Media: All about ... Digital commercial radio

Despite listener growth, radio remains wedded to analogue.

Last week's Rajar listening figures created all the usual headlines surrounding the "breakfast wars". This quarter's reports were especially juicy since Magic's Neil Fox, a former employee of Capital Radio, overtook Capital's Johnny Vaughan for the first time (albeit by only 5,000 listeners during the time the shows coincide).

Needless to say, "Foxy" was pleased to get one over on Capital (which never saw fit to hand him the breakfast show reins permanently) and couldn't resist a dig at Vaughan and his ilk. Explaining his success, he said: "People don't want to have people pretending they are the funniest people in the world, or pretending to laugh all the time about stuff that's not funny."

Fox wasn't the only one experiencing a growth in listening. For the third quarter running, commercial digital listening received a boost. And much of this growth is being driven by niche content.

The latest Rajar results shows digital radio continuing to grow its reach, hours and share. Some 28.4 per cent of adults listen to digital radio, up from 26.2 per cent in June. And digital radio now takes a 15 per cent share of all radio listening.

However, critics of the industry argue this growth is papering over the cracks. That since the launch of commercial digital radio (in 1999), it has grown at a snail's pace. According to figures from the Radio Advertising Bureau, commercial listening via digital platforms is still in the minority (with 8 per cent of listening via DAB, with a further 4.3 per cent via digital TV and 1.5 per cent via the internet).

However, Ian Dickens, the chief executive of the Digital Radio Development Bureau, argues things are moving in the right direction: "With sustained growth and commitment from broadcasters, DAB is on track to reach 50 per cent household penetration."

Critics argue that lack of strong marketing and of sufficiently strong digital radio products on the market, commercial digital radio has underperformed. However, there are signs this is turning around. Matt Landeman, the head of radio at Carat, says: "Commercial digital radio is in a really good place, commercial radio has a bigger slice of audience share in digital than analogue and this can only increase. The prognosis for commercial digital is very good and we'll see natural, continued growth."

1. Commercial radio groups are pinning their hopes on digital because commercial radio outperforms the BBC when analogue is out of the equation. In terms of numbers, more than 80 per cent of digital stations are commercial, and 63 per cent of digital listening is via commercial stations.

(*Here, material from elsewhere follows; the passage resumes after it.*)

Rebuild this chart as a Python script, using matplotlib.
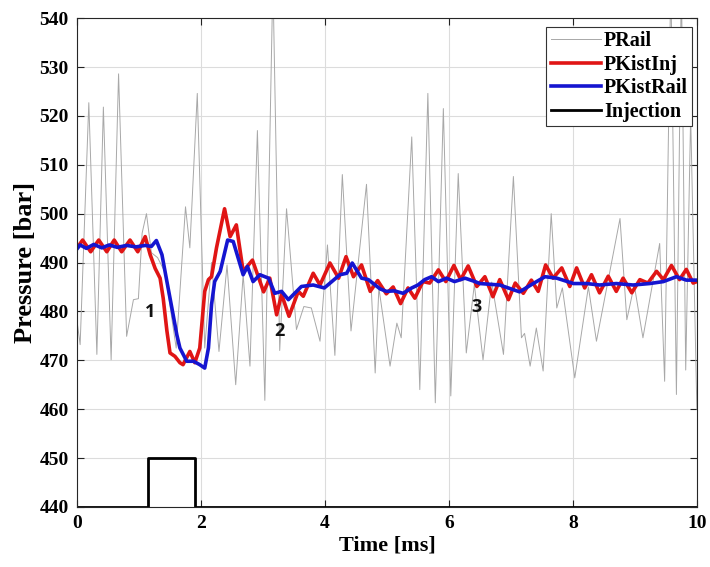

2. In addition to national and local stations, leading specialist commercial digital stations include Emap's Smash Hits, which increased its listeners by 84,000 to 990,000 (helped by high listening through digital TV). GCap is also a significant player with Planet Rock (its listening climbed from 530,000 to 548,000 during the third quarter) and the recent launch theJazz, which has built an audience of 388,000 listeners. Emap's Heat Radio, which launched in September, is also expected to build a significant audience.

3. Sales of commercial radios are seasonal. Radio companies are hoping for a a big spike ahead of Christmas. More than 5.5 million sets have been sold and DRDB is expecting total sales of digital radio to have reached 6.5 million by the end of the year. Radio companies are pleased that, at last, some marketable and good-looking products are coming on to the market. Another vital area for digital radio is getting the platform into cars, which the industry has found difficult to do so far. However, a recent deal with Ford that will see digital radios in some models of the Ford Focus is a move in the right direction. "Growth is all about product innovation," Simon Daglish, the sales director at GCap Media, says. "We have to produce exciting radios and a big driver could be DAB chips in mobile phones. Some 45 per cent of mobiles now have an FM receiver and there are talks ongoing about DAB chips - a stumbling block has been cost, but prices are coming down."

4. Digital radio looks set to be handed a further boost when the second national digital multiplex, which will be run by a consortium headed by Channel 4, goes live next year. Ofcom is also advertising a series of local digital licences. Landeman says: "The Channel 4 consortium promises to offer content that is unique and interesting. It's speech-based and could attract a younger audience."



- Despite heavy investment in digital radio, the leading radio groups are still waiting for the big returns. Revenues are building, but are relatively small scale compared with the major analogue stations. Daglish says: "Revenues are not currently at the level of listening, but we've invested in a dedicated DAB team that is driving revenue and we're delighted where we have have got to with Planet Rock. It's not large beer compared with the big stations, but it's growing."

- Digital-only stations can be launched on a relatively small budget and, if targeted at a specialist audience, are capable of delivering.


- Digital stations offer niche, specialist audiences. Buyers have applauded, for instance, the recent launch of Heat Radio, which has a clear demographic.

- Digital radio can be traded in a different way to analogue. Taking the Heat Radio example, Emap can offer content and sponsorship packages to a few advertisers rather than selling airtime in a traditional way. Landeman says: "And the fact that digital generally is less regulated than analogue, provides us with more commercial opportunity."

- In addition, audience involvement can be more in-depth and its audience's patterns tend to be flatter across the day rather than peaking in different day-parts such as breakfast and drivetime.